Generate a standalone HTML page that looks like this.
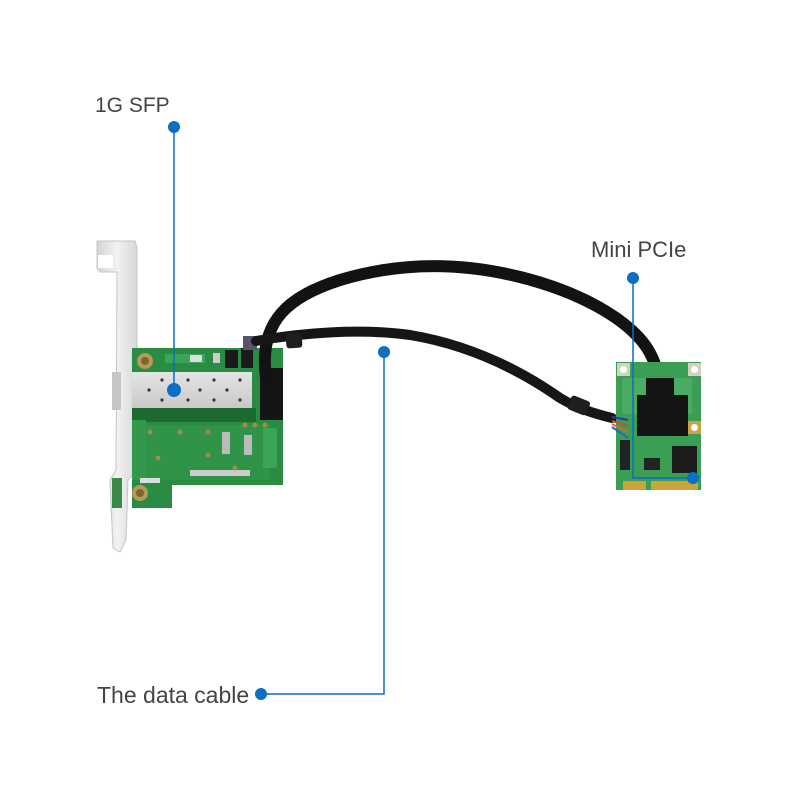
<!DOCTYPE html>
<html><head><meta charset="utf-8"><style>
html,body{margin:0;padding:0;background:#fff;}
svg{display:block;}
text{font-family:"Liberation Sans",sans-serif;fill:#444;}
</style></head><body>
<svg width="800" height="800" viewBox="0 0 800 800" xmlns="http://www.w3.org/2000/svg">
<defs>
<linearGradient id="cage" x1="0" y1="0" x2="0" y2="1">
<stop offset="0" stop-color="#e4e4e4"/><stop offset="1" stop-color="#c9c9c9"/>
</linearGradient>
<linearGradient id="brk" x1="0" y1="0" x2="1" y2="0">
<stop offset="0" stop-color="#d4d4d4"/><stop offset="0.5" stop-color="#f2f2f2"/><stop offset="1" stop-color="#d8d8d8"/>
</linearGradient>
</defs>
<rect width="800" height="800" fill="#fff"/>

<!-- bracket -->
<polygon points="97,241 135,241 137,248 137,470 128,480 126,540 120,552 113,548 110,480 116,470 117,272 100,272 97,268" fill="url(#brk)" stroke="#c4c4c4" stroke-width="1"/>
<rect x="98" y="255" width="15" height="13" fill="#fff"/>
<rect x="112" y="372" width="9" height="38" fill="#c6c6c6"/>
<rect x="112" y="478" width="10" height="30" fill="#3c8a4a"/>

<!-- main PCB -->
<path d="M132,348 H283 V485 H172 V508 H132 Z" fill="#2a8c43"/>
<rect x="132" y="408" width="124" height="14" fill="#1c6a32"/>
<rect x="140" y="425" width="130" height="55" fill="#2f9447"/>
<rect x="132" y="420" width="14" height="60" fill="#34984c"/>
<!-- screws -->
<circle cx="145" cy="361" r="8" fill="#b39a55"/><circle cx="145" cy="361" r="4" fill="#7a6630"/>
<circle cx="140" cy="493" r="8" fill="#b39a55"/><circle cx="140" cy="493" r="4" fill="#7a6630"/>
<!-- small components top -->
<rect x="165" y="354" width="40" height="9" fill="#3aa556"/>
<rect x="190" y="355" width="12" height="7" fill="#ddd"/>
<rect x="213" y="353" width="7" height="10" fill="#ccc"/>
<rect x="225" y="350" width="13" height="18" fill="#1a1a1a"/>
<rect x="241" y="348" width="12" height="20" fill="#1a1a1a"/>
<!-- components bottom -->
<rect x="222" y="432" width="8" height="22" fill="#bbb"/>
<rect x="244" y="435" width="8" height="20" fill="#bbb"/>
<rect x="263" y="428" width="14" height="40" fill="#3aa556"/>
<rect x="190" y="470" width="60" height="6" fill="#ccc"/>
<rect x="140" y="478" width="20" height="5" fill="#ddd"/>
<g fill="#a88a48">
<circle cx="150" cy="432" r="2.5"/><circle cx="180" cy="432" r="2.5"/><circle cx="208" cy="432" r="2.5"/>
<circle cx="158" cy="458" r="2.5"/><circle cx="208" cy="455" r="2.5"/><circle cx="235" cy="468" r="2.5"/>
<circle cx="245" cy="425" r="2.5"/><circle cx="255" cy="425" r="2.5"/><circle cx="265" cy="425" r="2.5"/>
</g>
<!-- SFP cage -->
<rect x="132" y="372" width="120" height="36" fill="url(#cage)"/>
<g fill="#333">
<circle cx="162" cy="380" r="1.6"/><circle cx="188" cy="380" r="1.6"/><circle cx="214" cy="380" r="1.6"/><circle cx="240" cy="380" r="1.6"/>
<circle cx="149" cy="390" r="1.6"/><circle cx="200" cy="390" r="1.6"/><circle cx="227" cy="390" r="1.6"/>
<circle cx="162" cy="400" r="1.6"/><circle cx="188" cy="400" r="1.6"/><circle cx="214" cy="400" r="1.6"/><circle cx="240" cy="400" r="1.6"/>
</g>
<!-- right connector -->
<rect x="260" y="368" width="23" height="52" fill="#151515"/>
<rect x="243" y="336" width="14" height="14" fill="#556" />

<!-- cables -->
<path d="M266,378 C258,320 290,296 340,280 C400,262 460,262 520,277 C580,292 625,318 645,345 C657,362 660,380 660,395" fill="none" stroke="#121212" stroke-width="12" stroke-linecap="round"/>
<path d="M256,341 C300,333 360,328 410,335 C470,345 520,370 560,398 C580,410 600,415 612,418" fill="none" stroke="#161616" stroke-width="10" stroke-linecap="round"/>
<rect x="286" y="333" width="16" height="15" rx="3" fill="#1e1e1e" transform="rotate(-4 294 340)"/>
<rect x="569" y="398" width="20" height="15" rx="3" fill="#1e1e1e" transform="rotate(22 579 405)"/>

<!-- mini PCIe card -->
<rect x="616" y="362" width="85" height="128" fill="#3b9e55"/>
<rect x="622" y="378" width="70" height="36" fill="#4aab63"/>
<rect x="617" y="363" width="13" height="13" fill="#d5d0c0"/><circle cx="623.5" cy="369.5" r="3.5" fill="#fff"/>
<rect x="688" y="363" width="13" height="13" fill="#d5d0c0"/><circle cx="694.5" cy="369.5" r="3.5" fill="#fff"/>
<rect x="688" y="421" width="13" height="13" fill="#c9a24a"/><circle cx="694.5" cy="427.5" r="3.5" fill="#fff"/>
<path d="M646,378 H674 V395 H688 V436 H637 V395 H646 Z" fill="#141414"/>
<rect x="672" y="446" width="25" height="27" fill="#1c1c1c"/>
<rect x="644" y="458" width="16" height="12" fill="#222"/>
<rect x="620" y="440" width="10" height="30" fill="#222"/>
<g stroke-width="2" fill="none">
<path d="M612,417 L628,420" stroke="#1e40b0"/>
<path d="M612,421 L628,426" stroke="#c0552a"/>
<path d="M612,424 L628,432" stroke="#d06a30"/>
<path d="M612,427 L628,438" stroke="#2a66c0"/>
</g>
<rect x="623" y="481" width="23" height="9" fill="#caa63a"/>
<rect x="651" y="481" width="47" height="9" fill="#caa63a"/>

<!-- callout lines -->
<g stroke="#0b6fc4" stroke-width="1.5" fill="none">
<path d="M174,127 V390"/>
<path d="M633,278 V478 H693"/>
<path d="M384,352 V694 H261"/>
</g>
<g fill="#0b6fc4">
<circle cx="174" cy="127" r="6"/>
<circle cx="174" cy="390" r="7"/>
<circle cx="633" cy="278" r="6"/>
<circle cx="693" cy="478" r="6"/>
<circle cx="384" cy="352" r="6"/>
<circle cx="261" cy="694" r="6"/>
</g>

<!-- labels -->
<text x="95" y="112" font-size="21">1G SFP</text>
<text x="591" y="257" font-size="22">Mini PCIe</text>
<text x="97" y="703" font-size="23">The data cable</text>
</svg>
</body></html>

● ● ● ● ● ● ●

> [Short problem] All the lines above are to be given again exactly as they read, with the pictures removed.

> [Result for this exercise]
Generate a standalone HTML page that looks like this.
<!DOCTYPE html>
<html><head><meta charset="utf-8"><style>
html,body{margin:0;padding:0;background:#fff;}
svg{display:block;}
text{font-family:"Liberation Sans",sans-serif;fill:#444;}
</style></head><body>
<svg width="800" height="800" viewBox="0 0 800 800" xmlns="http://www.w3.org/2000/svg">
<defs>
<linearGradient id="cage" x1="0" y1="0" x2="0" y2="1">
<stop offset="0" stop-color="#e4e4e4"/><stop offset="1" stop-color="#c9c9c9"/>
</linearGradient>
<linearGradient id="brk" x1="0" y1="0" x2="1" y2="0">
<stop offset="0" stop-color="#d4d4d4"/><stop offset="0.5" stop-color="#f2f2f2"/><stop offset="1" stop-color="#d8d8d8"/>
</linearGradient>
</defs>
<rect width="800" height="800" fill="#fff"/>

<!-- bracket -->
<polygon points="97,241 135,241 137,248 137,470 128,480 126,540 120,552 113,548 110,480 116,470 117,272 100,272 97,268" fill="url(#brk)" stroke="#c4c4c4" stroke-width="1"/>
<rect x="98" y="255" width="15" height="13" fill="#fff"/>
<rect x="112" y="372" width="9" height="38" fill="#c6c6c6"/>
<rect x="112" y="478" width="10" height="30" fill="#3c8a4a"/>

<!-- main PCB -->
<path d="M132,348 H283 V485 H172 V508 H132 Z" fill="#2a8c43"/>
<rect x="132" y="408" width="124" height="14" fill="#1c6a32"/>
<rect x="140" y="425" width="130" height="55" fill="#2f9447"/>
<rect x="132" y="420" width="14" height="60" fill="#34984c"/>
<!-- screws -->
<circle cx="145" cy="361" r="8" fill="#b39a55"/><circle cx="145" cy="361" r="4" fill="#7a6630"/>
<circle cx="140" cy="493" r="8" fill="#b39a55"/><circle cx="140" cy="493" r="4" fill="#7a6630"/>
<!-- small components top -->
<rect x="165" y="354" width="40" height="9" fill="#3aa556"/>
<rect x="190" y="355" width="12" height="7" fill="#ddd"/>
<rect x="213" y="353" width="7" height="10" fill="#ccc"/>
<rect x="225" y="350" width="13" height="18" fill="#1a1a1a"/>
<rect x="241" y="348" width="12" height="20" fill="#1a1a1a"/>
<!-- components bottom -->
<rect x="222" y="432" width="8" height="22" fill="#bbb"/>
<rect x="244" y="435" width="8" height="20" fill="#bbb"/>
<rect x="263" y="428" width="14" height="40" fill="#3aa556"/>
<rect x="190" y="470" width="60" height="6" fill="#ccc"/>
<rect x="140" y="478" width="20" height="5" fill="#ddd"/>
<g fill="#a88a48">
<circle cx="150" cy="432" r="2.5"/><circle cx="180" cy="432" r="2.5"/><circle cx="208" cy="432" r="2.5"/>
<circle cx="158" cy="458" r="2.5"/><circle cx="208" cy="455" r="2.5"/><circle cx="235" cy="468" r="2.5"/>
<circle cx="245" cy="425" r="2.5"/><circle cx="255" cy="425" r="2.5"/><circle cx="265" cy="425" r="2.5"/>
</g>
<!-- SFP cage -->
<rect x="132" y="372" width="120" height="36" fill="url(#cage)"/>
<g fill="#333">
<circle cx="162" cy="380" r="1.6"/><circle cx="188" cy="380" r="1.6"/><circle cx="214" cy="380" r="1.6"/><circle cx="240" cy="380" r="1.6"/>
<circle cx="149" cy="390" r="1.6"/><circle cx="200" cy="390" r="1.6"/><circle cx="227" cy="390" r="1.6"/>
<circle cx="162" cy="400" r="1.6"/><circle cx="188" cy="400" r="1.6"/><circle cx="214" cy="400" r="1.6"/><circle cx="240" cy="400" r="1.6"/>
</g>
<!-- right connector -->
<rect x="260" y="368" width="23" height="52" fill="#151515"/>
<rect x="243" y="336" width="14" height="14" fill="#556" />

<!-- cables -->
<path d="M266,378 C258,320 290,296 340,280 C400,262 460,262 520,277 C580,292 625,318 645,345 C657,362 660,380 660,395" fill="none" stroke="#121212" stroke-width="12" stroke-linecap="round"/>
<path d="M256,341 C300,333 360,328 410,335 C470,345 520,370 560,398 C580,410 600,415 612,418" fill="none" stroke="#161616" stroke-width="10" stroke-linecap="round"/>
<rect x="286" y="333" width="16" height="15" rx="3" fill="#1e1e1e" transform="rotate(-4 294 340)"/>
<rect x="569" y="398" width="20" height="15" rx="3" fill="#1e1e1e" transform="rotate(22 579 405)"/>

<!-- mini PCIe card -->
<rect x="616" y="362" width="85" height="128" fill="#3b9e55"/>
<rect x="622" y="378" width="70" height="36" fill="#4aab63"/>
<rect x="617" y="363" width="13" height="13" fill="#d5d0c0"/><circle cx="623.5" cy="369.5" r="3.5" fill="#fff"/>
<rect x="688" y="363" width="13" height="13" fill="#d5d0c0"/><circle cx="694.5" cy="369.5" r="3.5" fill="#fff"/>
<rect x="688" y="421" width="13" height="13" fill="#c9a24a"/><circle cx="694.5" cy="427.5" r="3.5" fill="#fff"/>
<path d="M646,378 H674 V395 H688 V436 H637 V395 H646 Z" fill="#141414"/>
<rect x="672" y="446" width="25" height="27" fill="#1c1c1c"/>
<rect x="644" y="458" width="16" height="12" fill="#222"/>
<rect x="620" y="440" width="10" height="30" fill="#222"/>
<g stroke-width="2" fill="none">
<path d="M612,417 L628,420" stroke="#1e40b0"/>
<path d="M612,421 L628,426" stroke="#c0552a"/>
<path d="M612,424 L628,432" stroke="#d06a30"/>
<path d="M612,427 L628,438" stroke="#2a66c0"/>
</g>
<rect x="623" y="481" width="23" height="9" fill="#caa63a"/>
<rect x="651" y="481" width="47" height="9" fill="#caa63a"/>

<!-- callout lines -->
<g stroke="#0b6fc4" stroke-width="1.5" fill="none">
<path d="M174,127 V390"/>
<path d="M633,278 V478 H693"/>
<path d="M384,352 V694 H261"/>
</g>
<g fill="#0b6fc4">
<circle cx="174" cy="127" r="6"/>
<circle cx="174" cy="390" r="7"/>
<circle cx="633" cy="278" r="6"/>
<circle cx="693" cy="478" r="6"/>
<circle cx="384" cy="352" r="6"/>
<circle cx="261" cy="694" r="6"/>
</g>

<!-- labels -->
<text x="95" y="112" font-size="21">1G SFP</text>
<text x="591" y="257" font-size="22">Mini PCIe</text>
<text x="97" y="703" font-size="23">The data cable</text>
</svg>
</body></html>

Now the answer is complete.